3. Inammissibile è anche il motivo che attinge il diniego della protezione umanitaria, lo stesso essendo stato articolato del tutto genericamente, vuoi perchè non sono stati indicati elementi e riferimenti atti ad individuare, nei loro termini esatti, i rilievi contenuto nell’atto di appello con riguardo alla misura tutoria minore, asseritamente preteriti dal giudice censurato come sarebbe stato necessario in ossequio al principio di autosufficienza del ricorso per cassazione (Sez. 1 -, Ordinanza n. 7499 del 15/03/2019, Rv. 653628 – 01; Sez. 1 -, Sentenza n. 2771 del 02/02/2017, Rv. 643715 – 01) -; vuoi perchè non è stata offerta alcuna indicazione circa il momento processuale nel quale i documenti attestanti l’integrazione lavorativa della richiedente sarebbero stati versati in atti per costituire oggetto di discussione tra le parti.

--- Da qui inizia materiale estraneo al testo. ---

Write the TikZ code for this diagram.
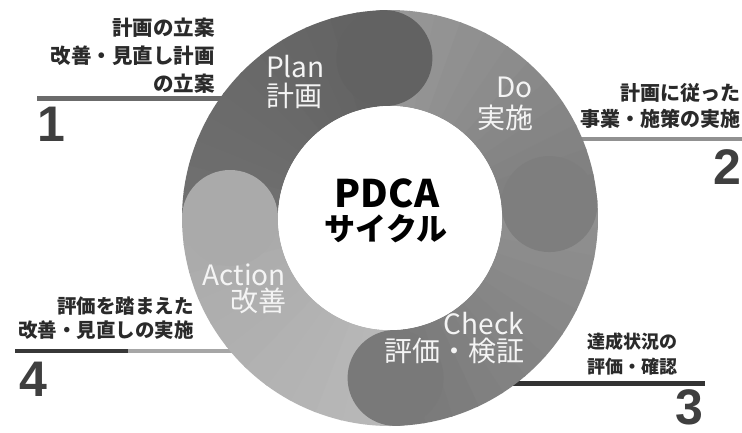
\documentclass[tikz,border=0pt]{standalone}
\usepackage{fontspec}
\setmainfont{Noto Sans CJK JP}
\newfontfamily\numfont{Liberation Sans}
\definecolor{planA}{HTML}{707070}
\definecolor{planB}{HTML}{626262}
\definecolor{doA}{HTML}{979797}
\definecolor{doB}{HTML}{7E7E7E}
\definecolor{chkA}{HTML}{909090}
\definecolor{chkB}{HTML}{797979}
\definecolor{actA}{HTML}{B8B8B8}
\definecolor{actB}{HTML}{AAAAAA}
\definecolor{labtxt}{HTML}{2A2A2A}
\definecolor{ringtxt}{HTML}{F4F4F4}
\newcommand{\ringbody}[4]{%
  \foreach \i in {0,...,11}{%
    \pgfmathsetmacro{\aa}{#1+(#2-#1)*\i/12}%
    \pgfmathsetmacro{\bb}{#1+(#2-#1)*(\i+1)/12+0.5}%
    \pgfmathtruncatemacro{\pp}{100*\i/11}%
    \fill[#4!\pp!#3] (\aa:208) arc[start angle=\aa, end angle=\bb, radius=208]
      -- (\bb:112) arc[start angle=\bb, end angle=\aa, radius=112] -- cycle;
  }%
}
\tikzset{
  lab/.style={inner sep=0pt, text=labtxt, font=\bfseries\fontsize{#1}{#1}\selectfont},
  ringlab/.style={inner sep=0pt, text depth=0pt, text=ringtxt, font=\fontsize{28}{28}\selectfont},
  bignum/.style={inner sep=0pt, text depth=0pt, text=labtxt!90!white, font=\numfont\bfseries\fontsize{50}{50}\selectfont},
  rule/.style={line width=#1}
}
\begin{document}
\begin{tikzpicture}[x=1pt,y=-1pt]
\fill[white] (0,0) rectangle (742,432);
\useasboundingbox (0,0) rectangle (742,432);
% rules
\coordinate (r1a) at (37,98);  \coordinate (r1b) at (270,98);
\coordinate (r2a) at (540,139); \coordinate (r2b) at (742,139);
\coordinate (r3a) at (500,383); \coordinate (r3b) at (705,383);
\coordinate (r4a) at (15,351); \coordinate (r4m) at (128,351); \coordinate (r4b) at (260,351);
\draw[rule=5pt, color=black!58] (r1a) -- (r1b);
\draw[rule=4pt, color=black!43] (r2a) -- (r2b);
\draw[rule=5pt, color=black!80] (r3a) -- (r3b);
\draw[rule=4pt, color=black!35] (r4m) -- (r4b);
\draw[rule=4pt, color=black!78] (r4a) -- (r4m);
% ring
\begin{scope}[shift={(390,218)}]
  \ringbody{180}{268}{planA}{planB}
  \ringbody{268}{355}{doA}{doB}
  \ringbody{355}{448}{chkA}{chkB}
  \ringbody{448}{540}{actA}{actB}
  \fill[planB] (268:160) circle[radius=48];
  \fill[doB] (355:160) circle[radius=48];
  \fill[chkB] (448:160) circle[radius=48];
  \fill[actB] (540:160) circle[radius=48];
  \fill[white] (0,0) circle[radius=112];
\end{scope}
% ring labels
\node[ringlab, anchor=base west] (planE) at (266,77) {Plan};
\node[ringlab, anchor=base west] (planJ) at (266,106) {計画};
\node[ringlab, anchor=base east] (doE) at (533,97) {Do};
\node[ringlab, anchor=base east] (doJ) at (534,128) {実施};
\node[ringlab, anchor=base east] (chkE) at (524,334) {Check};
\node[ringlab, anchor=base east] (chkJ) at (525,361) {評価・検証};
\node[ringlab, anchor=base east] (actE) at (286,285) {Action};
\node[ringlab, anchor=base east] (actJ) at (287,311) {改善};
% centre
\node[inner sep=0pt, font=\bfseries\fontsize{38}{38}\selectfont, anchor=base] (pdca) at (387,207) {PDCA};
\node[inner sep=0pt, font=\bfseries\fontsize{31}{31}\selectfont, anchor=base] (cyc) at (386,240) {サイクル};
% outer labels
\node[lab=20.5, anchor=base east] (t1a) at (215,35.5) {計画の立案};
\node[lab=20.5, anchor=base east] (t1b) at (215,63.5) {改善・見直し計画};
\node[lab=20.5, anchor=base east] (t1c) at (215,91.5) {の立案};
\node[lab=20, anchor=base east] (t2a) at (741,100.5) {計画に従った};
\node[lab=20, anchor=base east] (t2b) at (741,126.5) {事業・施策の実施};
\node[lab=18, anchor=base west] (t3a) at (587,348) {達成状況の};
\node[lab=18, anchor=base west] (t3b) at (587,373) {評価・確認};
\node[lab=19.5, anchor=base east] (t4a) at (194,313.5) {評価を踏まえた};
\node[lab=19.5, anchor=base east] (t4b) at (194,337) {改善・見直しの実施};
% numbers
\node[bignum, anchor=base west] (n1) at (37,141) {1};
\node[bignum, anchor=base east] (n2) at (742,184) {2};
\node[bignum, anchor=base east] (n3) at (704,424) {3};
\node[bignum, anchor=base west] (n4) at (19,396) {4};
\end{tikzpicture}
\end{document}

4. Per tutto quanto sopra esposto, il ricorso deve essere dichiarato inammissibile. Nulla è dovuto a titolo di spese, poichè l’intimato non si è costituito in giudizio. Non ricorrono l’presupposti per l’applicazione del doppio contributo di cui al D.P.R. 30 maggio 2002, n. 115, art. 13, comma 1 quater, il ricorrente essendo stato ammesso al patrocinio a spese dello Stato.

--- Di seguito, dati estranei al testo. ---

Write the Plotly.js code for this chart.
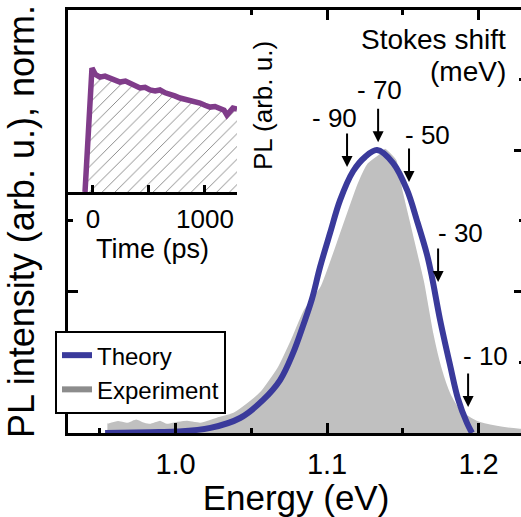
<!DOCTYPE html>
<html>
<head>
<meta charset="utf-8">
<script src="https://cdn.plot.ly/plotly-3.0.1.min.js"></script>
<style>
html,body{margin:0;padding:0;overflow:hidden;background:#fff;width:521px;height:517px;}
#plot{width:528px;height:517px;}
</style>
</head>
<body>
<div id="plot"></div>
<script>
// ---- Main panel data (energy in eV, normalized PL) ----
var theoryE = [0.9535, 0.983, 1.000, 1.023, 1.0426, 1.0578, 1.069, 1.0776, 1.0842, 1.090, 1.0954, 1.102, 1.1086, 1.1172, 1.125, 1.133, 1.1436, 1.1528, 1.1594, 1.166, 1.1693, 1.1746, 1.1812, 1.1865, 1.1924, 1.1957];
var theoryI = [0.0, 0.003, 0.005, 0.018, 0.053, 0.117, 0.187, 0.283, 0.380, 0.473, 0.587, 0.707, 0.823, 0.925, 0.975, 1.0, 0.954, 0.859, 0.750, 0.630, 0.550, 0.400, 0.240, 0.120, 0.035, 0.0];

var expE = [0.955, 0.962, 0.968, 0.974, 0.979, 0.9832, 0.9898, 0.9944, 1.001, 1.0076, 1.0162, 1.0274, 1.038, 1.0492, 1.0558, 1.067, 1.0756, 1.0842, 1.0954, 1.1086, 1.1198, 1.1264, 1.133, 1.1383, 1.1462, 1.1502, 1.1554, 1.1607, 1.1647, 1.1667, 1.1706, 1.1759, 1.1818, 1.1884, 1.199, 1.2122, 1.2274, 1.231];
var expI = [0.035, 0.045, 0.039, 0.050, 0.040, 0.035, 0.046, 0.035, 0.042, 0.046, 0.039, 0.057, 0.074, 0.117, 0.148, 0.233, 0.329, 0.435, 0.520, 0.715, 0.883, 0.954, 0.982, 1.007, 0.965, 0.859, 0.742, 0.622, 0.530, 0.470, 0.353, 0.233, 0.141, 0.081, 0.046, 0.028, 0.018, 0.017];

// ---- Inset data (time in ps, PL arb. u.) ----
var timePs = [-71, -45, -18, -9, 20, 62, 107, 152, 200, 241, 290, 330, 375, 420, 465, 509, 555, 598, 645, 688, 730, 777, 820, 866, 910, 955, 1000, 1045, 1090, 1134, 1170, 1196, 1225, 1250, 1286];
var insetPL = [0, 0.50, 0.944, 1.0, 0.95, 0.927, 0.935, 0.919, 0.90, 0.887, 0.895, 0.879, 0.86, 0.839, 0.845, 0.823, 0.815, 0.823, 0.80, 0.782, 0.775, 0.758, 0.75, 0.742, 0.73, 0.718, 0.70, 0.685, 0.69, 0.677, 0.66, 0.621, 0.66, 0.677, 0.67];

// ---- Stokes shift markers ----
var shiftLabels = ['- 90', '- 70', '- 50', '- 30', '- 10'];
var shiftArrowE = [1.1132, 1.1337, 1.1541, 1.1733, 1.1931];
var shiftArrowI = [0.94, 1.028, 0.887, 0.534, 0.092];
var shiftLabelE = [1.1046, 1.1343, 1.166, 1.1878, 1.2043];
var shiftLabelI = [1.113, 1.212, 1.053, 0.707, 0.272];

// ---- tick definitions ----
var xTickVals = [1.0, 1.1, 1.2];
var xTickText = ['1.0', '1.1', '1.2'];
var insetXTickVals = [0, 500, 1000];
var insetXTickText = ['0', '', '1000'];
var insetRightTicks = [1.282, 1.0, 0.919, 0.839, 0.766, 0.685, 0.621, 0.323, 0.032];

var FONT = 'Liberation Sans, Arial, Helvetica, sans-serif';
var BLUE = 'rgb(58,58,155)';
var PURPLE = 'rgb(128,60,138)';

var traces = [
  {x: expE, y: expI, type: 'scatter', mode: 'lines', fill: 'tozeroy', fillcolor: '#c0c0c0',
   line: {color: 'white', width: 1.5, shape: 'spline', smoothing: 0.5}, showlegend: false, hoverinfo: 'skip'},
  {x: theoryE, y: theoryI, type: 'scatter', mode: 'lines', name: 'Theory',
   line: {color: BLUE, width: 6, shape: 'spline', smoothing: 1.0}},
  {x: [null], y: [null], type: 'scatter', mode: 'lines', name: 'Experiment',
   line: {color: '#8c8c8c', width: 6}},
  {x: timePs, y: insetPL, xaxis: 'x2', yaxis: 'y2', type: 'scatter', mode: 'lines',
   fill: 'tozeroy', fillcolor: 'white',
   fillpattern: {shape: '/', size: 9, solidity: 0.1, fgcolor: '#808080', bgcolor: 'white'},
   line: {color: PURPLE, width: 5.5}, showlegend: false, cliponaxis: true}
];

var annotations = [
  {xref: 'x', yref: 'y', x: 1.17, y: 1.392, text: 'Stokes shift', showarrow: false, font: {size: 28, family: FONT, color: 'black'}},
  {xref: 'x', yref: 'y', x: 1.193, y: 1.276, text: '(meV)', showarrow: false, font: {size: 28, family: FONT, color: 'black'}},
  {xref: 'paper', yref: 'paper', x: 0.4276, y: 0.7754, xanchor: 'center', yanchor: 'middle',
   text: 'PL (arb. u.)', textangle: -90, showarrow: false,
   font: {size: 26, family: FONT, color: 'black'}}
];
for (var i = 0; i < shiftLabels.length; i++) {
  annotations.push({xref: 'x', yref: 'y', x: shiftLabelE[i], y: shiftLabelI[i], text: shiftLabels[i],
    showarrow: false, font: {size: 26, family: FONT, color: 'black'}});
  annotations.push({xref: 'x', yref: 'y', x: shiftArrowE[i], y: shiftArrowI[i], text: '',
    showarrow: true, arrowhead: 2, arrowsize: 1.1, arrowwidth: 2, arrowcolor: 'black', ax: 0, ay: -35, standoff: 0});
}

var layout = {
  width: 528, height: 517,
  margin: {l: 68, r: 4, t: 10, b: 84},
  paper_bgcolor: 'white', plot_bgcolor: 'white',
  font: {family: FONT, color: 'black'},
  showlegend: true,
  legend: {x: -0.0285, y: 0.241, xanchor: 'left', yanchor: 'top', bgcolor: 'white',
           bordercolor: 'black', borderwidth: 2, font: {size: 24, family: FONT, color: 'black'},
           tracegroupgap: 0},
  xaxis: {range: [0.929, 1.230], showgrid: false, zeroline: false, showline: true, linecolor: 'black', linewidth: 3,
          mirror: 'ticks', ticks: 'inside', ticklen: 10, tickwidth: 3, tickcolor: 'black',
          tickvals: xTickVals, ticktext: xTickText, tickfont: {size: 29, family: FONT},
          ticklabelstandoff: 3,
          minor: {dtick: 0.05, tick0: 0.95, ticks: 'inside', ticklen: 5, tickwidth: 3, tickcolor: 'black', showgrid: false},
          title: {text: 'Energy (eV)', font: {size: 35, family: FONT}, standoff: 3}},
  yaxis: {range: [0, 1.495], showgrid: false, zeroline: false, showline: true, linecolor: 'black', linewidth: 3,
          mirror: 'ticks', ticks: 'inside', ticklen: 10, tickwidth: 3, tickcolor: 'black',
          dtick: 0.5, tick0: 0, showticklabels: false,
          minor: {dtick: 0.25, tick0: 0, ticks: 'inside', ticklen: 5, tickwidth: 3, tickcolor: 'black', showgrid: false},
          title: {text: 'PL intensity (arb. u.), norm.', font: {size: 36, family: FONT}, standoff: 20}},
  xaxis2: {domain: [0, 0.3706], anchor: 'y2', range: [-223, 1286], showgrid: false, zeroline: false,
           showline: true, linecolor: 'black', linewidth: 3, ticks: 'inside', ticklen: 7, tickwidth: 3, tickcolor: 'black',
           tickvals: insetXTickVals, ticktext: insetXTickText, tickfont: {size: 26, family: FONT},
           ticklabelstandoff: 2,
           title: {text: 'Time (ps)', font: {size: 27, family: FONT}, standoff: 2}},
  yaxis2: {domain: [0.5697, 1], anchor: 'x2', range: [0, 1.468], showgrid: false, zeroline: false,
           showline: false, ticks: '', showticklabels: false},
  yaxis3: {domain: [0.5697, 1], anchor: 'x2', overlaying: 'y2', side: 'right', range: [0, 1.468],
           showgrid: false, zeroline: false, showline: true, linecolor: 'black', linewidth: 3,
           ticks: 'inside', ticklen: 7, tickwidth: 3, tickcolor: 'black', tickvals: insetRightTicks,
           showticklabels: false},
  annotations: annotations
};

Plotly.newPlot('plot', traces, layout, {staticPlot: true, displayModeBar: false});
</script>
</body>
</html>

5. Non vi è luogo a provvedere sulla liquidazione dei compensi a spese dello Stato richiesta dal difensore della ricorrente in forza del principio di diritto secondo il quale, in tema di patrocinio a spese dello Stato, nella disciplina di cui al D.P.R. n. 115 del 2002, la competenza sulla liquidazione dei compensi al difensore per il ministero prestato nel giudizio di cassazione spetta, ai sensi dell’art. 83 del suddetto decreto, come modificato dalla L. n. 25 del 2005, art. 3 al giudice di rinvio, oppure a quello che ha pronunciato la sentenza passata in giudicato a seguito dell’esito del giudizio di cassazione (Sez. 6 5, Ordinanza n. 13806 del 31/05/2018, Rv. 648695 – 01; Sez. 3, Ordinanza n. 11028 del 13/05/2009, Rv. 608343 – 01).

P.Q.M.

La Corte dichiara inammissibile il ricorso. Nulla è dovuto per le spese. Non sussistono i presupposti per il versamento da parte del ricorrente dell’ulteriore importo a titolo di contributo unificato, a norma del D.P.R. 30 maggio 2002, n. 115, art. 13, comma 1 quater.

Così deciso in Roma, il 14 giugno 2019.